┌────────

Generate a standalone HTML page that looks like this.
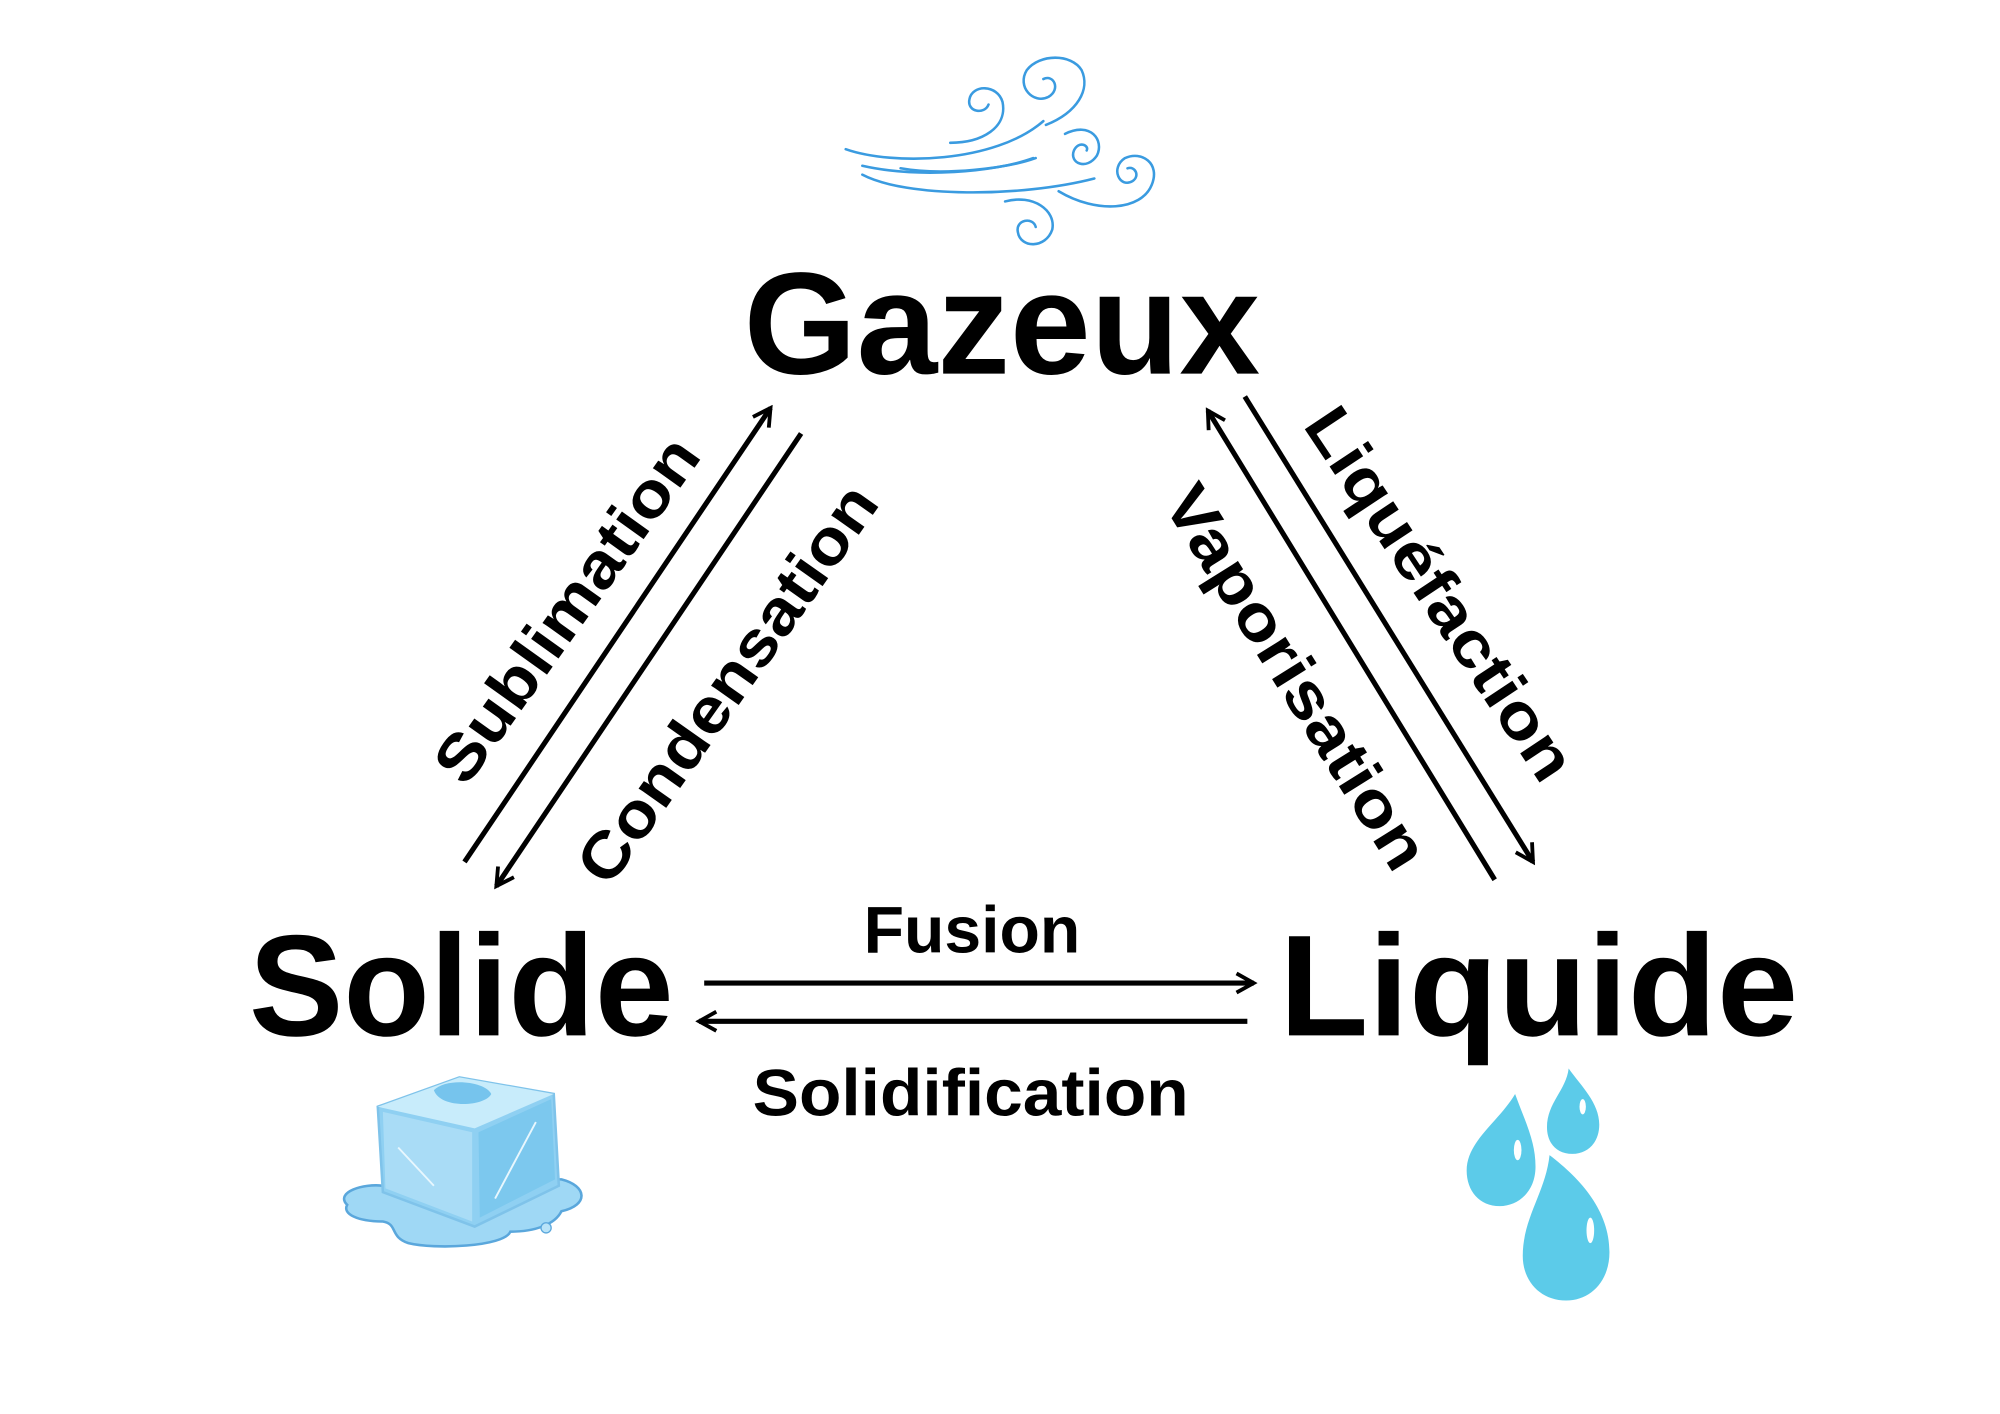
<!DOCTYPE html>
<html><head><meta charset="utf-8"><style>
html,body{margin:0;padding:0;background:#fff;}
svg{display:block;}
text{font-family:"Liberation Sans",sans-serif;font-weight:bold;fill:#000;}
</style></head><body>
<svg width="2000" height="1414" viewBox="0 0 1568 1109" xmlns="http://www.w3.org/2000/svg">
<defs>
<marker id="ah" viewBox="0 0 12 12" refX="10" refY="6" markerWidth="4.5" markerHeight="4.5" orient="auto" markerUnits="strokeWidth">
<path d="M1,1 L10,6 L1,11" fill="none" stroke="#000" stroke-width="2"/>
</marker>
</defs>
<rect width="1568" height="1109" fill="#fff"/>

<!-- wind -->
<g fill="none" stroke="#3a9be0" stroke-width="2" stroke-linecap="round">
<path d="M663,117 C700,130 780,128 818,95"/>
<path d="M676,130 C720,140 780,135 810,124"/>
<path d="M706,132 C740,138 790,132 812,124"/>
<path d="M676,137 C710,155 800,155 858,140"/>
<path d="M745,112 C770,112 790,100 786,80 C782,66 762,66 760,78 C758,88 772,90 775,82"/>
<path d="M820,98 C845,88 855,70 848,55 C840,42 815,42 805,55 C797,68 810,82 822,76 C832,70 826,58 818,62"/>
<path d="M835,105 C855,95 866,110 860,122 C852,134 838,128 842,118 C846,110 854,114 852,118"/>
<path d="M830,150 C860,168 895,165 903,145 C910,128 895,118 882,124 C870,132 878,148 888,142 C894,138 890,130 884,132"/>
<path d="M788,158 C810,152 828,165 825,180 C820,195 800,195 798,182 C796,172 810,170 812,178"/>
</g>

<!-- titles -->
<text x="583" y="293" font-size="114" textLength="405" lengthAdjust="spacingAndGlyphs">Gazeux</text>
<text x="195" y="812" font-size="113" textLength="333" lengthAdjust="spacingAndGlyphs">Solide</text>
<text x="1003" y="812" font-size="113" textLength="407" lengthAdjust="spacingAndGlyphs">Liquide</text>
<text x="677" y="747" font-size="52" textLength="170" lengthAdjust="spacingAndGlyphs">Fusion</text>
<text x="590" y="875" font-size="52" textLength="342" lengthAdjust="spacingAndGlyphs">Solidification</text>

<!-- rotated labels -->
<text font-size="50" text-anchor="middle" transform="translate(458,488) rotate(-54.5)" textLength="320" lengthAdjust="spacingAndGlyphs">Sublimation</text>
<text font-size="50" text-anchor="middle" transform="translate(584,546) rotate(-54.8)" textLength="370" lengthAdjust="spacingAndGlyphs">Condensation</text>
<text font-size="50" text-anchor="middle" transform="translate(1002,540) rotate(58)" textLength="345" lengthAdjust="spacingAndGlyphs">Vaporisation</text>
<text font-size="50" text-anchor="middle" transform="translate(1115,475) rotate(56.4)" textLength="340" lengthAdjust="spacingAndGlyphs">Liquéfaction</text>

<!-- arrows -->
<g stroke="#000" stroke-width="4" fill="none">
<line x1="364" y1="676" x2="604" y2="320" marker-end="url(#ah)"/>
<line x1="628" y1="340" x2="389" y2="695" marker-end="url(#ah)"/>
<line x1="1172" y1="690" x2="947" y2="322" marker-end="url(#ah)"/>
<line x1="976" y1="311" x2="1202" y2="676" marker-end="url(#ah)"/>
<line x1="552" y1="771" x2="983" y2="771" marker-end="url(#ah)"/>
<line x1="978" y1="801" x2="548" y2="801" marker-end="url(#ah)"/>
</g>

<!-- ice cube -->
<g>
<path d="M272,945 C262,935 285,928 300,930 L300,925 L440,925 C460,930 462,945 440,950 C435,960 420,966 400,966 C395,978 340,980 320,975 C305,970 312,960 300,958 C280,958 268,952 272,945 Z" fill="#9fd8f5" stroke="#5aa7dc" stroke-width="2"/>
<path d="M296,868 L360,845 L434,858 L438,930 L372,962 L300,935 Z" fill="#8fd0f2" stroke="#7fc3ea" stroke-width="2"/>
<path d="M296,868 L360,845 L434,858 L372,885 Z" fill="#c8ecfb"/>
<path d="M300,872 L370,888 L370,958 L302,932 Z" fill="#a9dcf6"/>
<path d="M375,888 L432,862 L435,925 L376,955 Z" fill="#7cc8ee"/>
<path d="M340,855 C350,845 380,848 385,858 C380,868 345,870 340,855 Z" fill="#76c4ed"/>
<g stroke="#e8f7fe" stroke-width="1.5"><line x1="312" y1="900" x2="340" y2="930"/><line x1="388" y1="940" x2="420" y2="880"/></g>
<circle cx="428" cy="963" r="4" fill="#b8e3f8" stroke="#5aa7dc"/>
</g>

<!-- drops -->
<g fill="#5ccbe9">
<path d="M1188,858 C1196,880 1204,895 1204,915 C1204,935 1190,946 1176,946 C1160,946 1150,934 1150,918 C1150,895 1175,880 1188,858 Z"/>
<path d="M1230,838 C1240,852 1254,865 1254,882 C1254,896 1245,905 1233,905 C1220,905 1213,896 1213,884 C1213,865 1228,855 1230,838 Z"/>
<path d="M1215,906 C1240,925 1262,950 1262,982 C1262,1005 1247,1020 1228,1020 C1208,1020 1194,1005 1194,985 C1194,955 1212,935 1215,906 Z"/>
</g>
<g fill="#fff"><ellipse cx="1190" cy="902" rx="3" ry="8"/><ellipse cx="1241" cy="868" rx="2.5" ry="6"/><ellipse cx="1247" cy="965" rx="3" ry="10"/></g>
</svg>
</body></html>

└────────

Write out the listing above again, exactly, but with no pictures in the copy.

• _THE RESULT_
Generate a standalone HTML page that looks like this.
<!DOCTYPE html>
<html><head><meta charset="utf-8"><style>
html,body{margin:0;padding:0;background:#fff;}
svg{display:block;}
text{font-family:"Liberation Sans",sans-serif;font-weight:bold;fill:#000;}
</style></head><body>
<svg width="2000" height="1414" viewBox="0 0 1568 1109" xmlns="http://www.w3.org/2000/svg">
<defs>
<marker id="ah" viewBox="0 0 12 12" refX="10" refY="6" markerWidth="4.5" markerHeight="4.5" orient="auto" markerUnits="strokeWidth">
<path d="M1,1 L10,6 L1,11" fill="none" stroke="#000" stroke-width="2"/>
</marker>
</defs>
<rect width="1568" height="1109" fill="#fff"/>

<!-- wind -->
<g fill="none" stroke="#3a9be0" stroke-width="2" stroke-linecap="round">
<path d="M663,117 C700,130 780,128 818,95"/>
<path d="M676,130 C720,140 780,135 810,124"/>
<path d="M706,132 C740,138 790,132 812,124"/>
<path d="M676,137 C710,155 800,155 858,140"/>
<path d="M745,112 C770,112 790,100 786,80 C782,66 762,66 760,78 C758,88 772,90 775,82"/>
<path d="M820,98 C845,88 855,70 848,55 C840,42 815,42 805,55 C797,68 810,82 822,76 C832,70 826,58 818,62"/>
<path d="M835,105 C855,95 866,110 860,122 C852,134 838,128 842,118 C846,110 854,114 852,118"/>
<path d="M830,150 C860,168 895,165 903,145 C910,128 895,118 882,124 C870,132 878,148 888,142 C894,138 890,130 884,132"/>
<path d="M788,158 C810,152 828,165 825,180 C820,195 800,195 798,182 C796,172 810,170 812,178"/>
</g>

<!-- titles -->
<text x="583" y="293" font-size="114" textLength="405" lengthAdjust="spacingAndGlyphs">Gazeux</text>
<text x="195" y="812" font-size="113" textLength="333" lengthAdjust="spacingAndGlyphs">Solide</text>
<text x="1003" y="812" font-size="113" textLength="407" lengthAdjust="spacingAndGlyphs">Liquide</text>
<text x="677" y="747" font-size="52" textLength="170" lengthAdjust="spacingAndGlyphs">Fusion</text>
<text x="590" y="875" font-size="52" textLength="342" lengthAdjust="spacingAndGlyphs">Solidification</text>

<!-- rotated labels -->
<text font-size="50" text-anchor="middle" transform="translate(458,488) rotate(-54.5)" textLength="320" lengthAdjust="spacingAndGlyphs">Sublimation</text>
<text font-size="50" text-anchor="middle" transform="translate(584,546) rotate(-54.8)" textLength="370" lengthAdjust="spacingAndGlyphs">Condensation</text>
<text font-size="50" text-anchor="middle" transform="translate(1002,540) rotate(58)" textLength="345" lengthAdjust="spacingAndGlyphs">Vaporisation</text>
<text font-size="50" text-anchor="middle" transform="translate(1115,475) rotate(56.4)" textLength="340" lengthAdjust="spacingAndGlyphs">Liquéfaction</text>

<!-- arrows -->
<g stroke="#000" stroke-width="4" fill="none">
<line x1="364" y1="676" x2="604" y2="320" marker-end="url(#ah)"/>
<line x1="628" y1="340" x2="389" y2="695" marker-end="url(#ah)"/>
<line x1="1172" y1="690" x2="947" y2="322" marker-end="url(#ah)"/>
<line x1="976" y1="311" x2="1202" y2="676" marker-end="url(#ah)"/>
<line x1="552" y1="771" x2="983" y2="771" marker-end="url(#ah)"/>
<line x1="978" y1="801" x2="548" y2="801" marker-end="url(#ah)"/>
</g>

<!-- ice cube -->
<g>
<path d="M272,945 C262,935 285,928 300,930 L300,925 L440,925 C460,930 462,945 440,950 C435,960 420,966 400,966 C395,978 340,980 320,975 C305,970 312,960 300,958 C280,958 268,952 272,945 Z" fill="#9fd8f5" stroke="#5aa7dc" stroke-width="2"/>
<path d="M296,868 L360,845 L434,858 L438,930 L372,962 L300,935 Z" fill="#8fd0f2" stroke="#7fc3ea" stroke-width="2"/>
<path d="M296,868 L360,845 L434,858 L372,885 Z" fill="#c8ecfb"/>
<path d="M300,872 L370,888 L370,958 L302,932 Z" fill="#a9dcf6"/>
<path d="M375,888 L432,862 L435,925 L376,955 Z" fill="#7cc8ee"/>
<path d="M340,855 C350,845 380,848 385,858 C380,868 345,870 340,855 Z" fill="#76c4ed"/>
<g stroke="#e8f7fe" stroke-width="1.5"><line x1="312" y1="900" x2="340" y2="930"/><line x1="388" y1="940" x2="420" y2="880"/></g>
<circle cx="428" cy="963" r="4" fill="#b8e3f8" stroke="#5aa7dc"/>
</g>

<!-- drops -->
<g fill="#5ccbe9">
<path d="M1188,858 C1196,880 1204,895 1204,915 C1204,935 1190,946 1176,946 C1160,946 1150,934 1150,918 C1150,895 1175,880 1188,858 Z"/>
<path d="M1230,838 C1240,852 1254,865 1254,882 C1254,896 1245,905 1233,905 C1220,905 1213,896 1213,884 C1213,865 1228,855 1230,838 Z"/>
<path d="M1215,906 C1240,925 1262,950 1262,982 C1262,1005 1247,1020 1228,1020 C1208,1020 1194,1005 1194,985 C1194,955 1212,935 1215,906 Z"/>
</g>
<g fill="#fff"><ellipse cx="1190" cy="902" rx="3" ry="8"/><ellipse cx="1241" cy="868" rx="2.5" ry="6"/><ellipse cx="1247" cy="965" rx="3" ry="10"/></g>
</svg>
</body></html>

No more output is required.